La mamma di Antonio Landieri: «Qui per non dimenticare»
Ancora commossa la mamma di Antonio Landieri, un ragazzo disabile che muore a 25 anni sulla sedia a rotelle, ucciso da colpi d’arma da fuoco destinati agli uomini dei clan. Unica colpa non poter correre. Fu vittima innocente della camorra, durante la prima faida di Scampia. Solo perché si trovava in quel posto, fu accusato di far parte di uno dei Clan, ma la madre dice che finalmente giustizia è stata fatta, almeno per il suo onore: «Siamo qui per non dimenticare. Il dolore non si può togliere perché ogni sera tu vedi il suo letto vuoto, quel posto è vuoto.

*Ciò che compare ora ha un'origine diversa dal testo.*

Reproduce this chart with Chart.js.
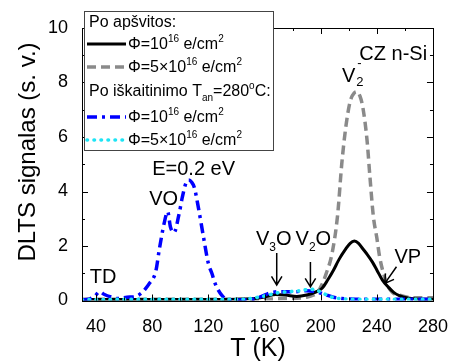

Un ragazzo che non ha vissuto, stava nei suoi anni migliori. Aveva 25 anni mio figlio e poi era un ragazzo disabile. Non ha potuto correre perché con tutto il lato destro non poteva camminare. Mio figlio quella sera doveva andare a mangiare una pizza e speriamo che adesso quella pizza, dopo vent'anni, la riuscirà a mangiare, perché dopo vent'anni mio figlio ha avuto il suo riconoscimento. Hanno appurato che non era un camorrista ma una vittima».
Dopo la lettura dei nomi durata un’ora la parola è stata data al Cardinale Matteo Maria Zuppi, dopo il quale ha avuto inizio la veglia di commemorazione delle vittime.